6. Limitations and Structural Considerations

Non-invertibility in heteroscedastic models (e.g., EGARCH, VGARCH) can impede consistent recovery of latent volatility—even with true parameters—when contractivity conditions fail (Sorokin, 2011). Modelers must ensure negative Lyapunov exponents for recursive volatility approximation or otherwise adjust inference procedures to acknowledge the stationary distribution mismatch. Failing to do so, variational approximations may not “lock onto” the true volatility and the associated predictive residuals may be inconsistent.

7. Generalization and Future Directions

The variational approximation techniques employed by VHVM are extensible to:

High-dimensional and multivariate stochastic volatility models, using structured variational densities and reparameterization for gradient-based optimization (Gunawan et al., 2020, Loaiza-Maya et al., 2022).
Gaussian Process regression models with input-dependent noise variance, where joint variational bounds yield tractable inference for both mean and volatility processes (Lee et al., 2023).
Deep learning architectures combining VAEs and RNNs for modeling asset co-movements with time-varying covariance matrices, using Cholesky factorizations to maintain positive-semi-definite outputs (Yin et al., 2022).

The progress in fast scalable latent inference underscores the computational advantage of variational methods over traditional MCMC for volatility modeling.

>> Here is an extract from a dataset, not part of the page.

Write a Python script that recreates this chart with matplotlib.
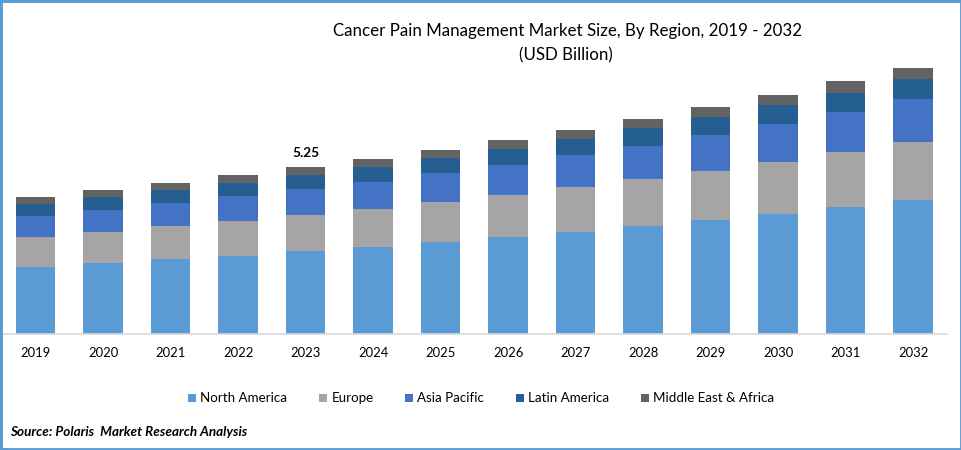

This facilitates practical applications in risk management, asset allocation, and real-time financial forecasting, while providing robust uncertainty quantification that accommodates both mean and dynamic variance selection.

Variational Heteroscedastic Volatility Models consolidate advances in Bayesian variable selection, scalable inference, and functional volatility estimation in high-dimensional financial and scientific datasets. Their architecture supports efficient screening and uncertainty quantification even with large predictor sets, enabling flexible extension to state-space, nonlinear, and deep learning regimes provided that proper variational objectives and model invertibility conditions are maintained.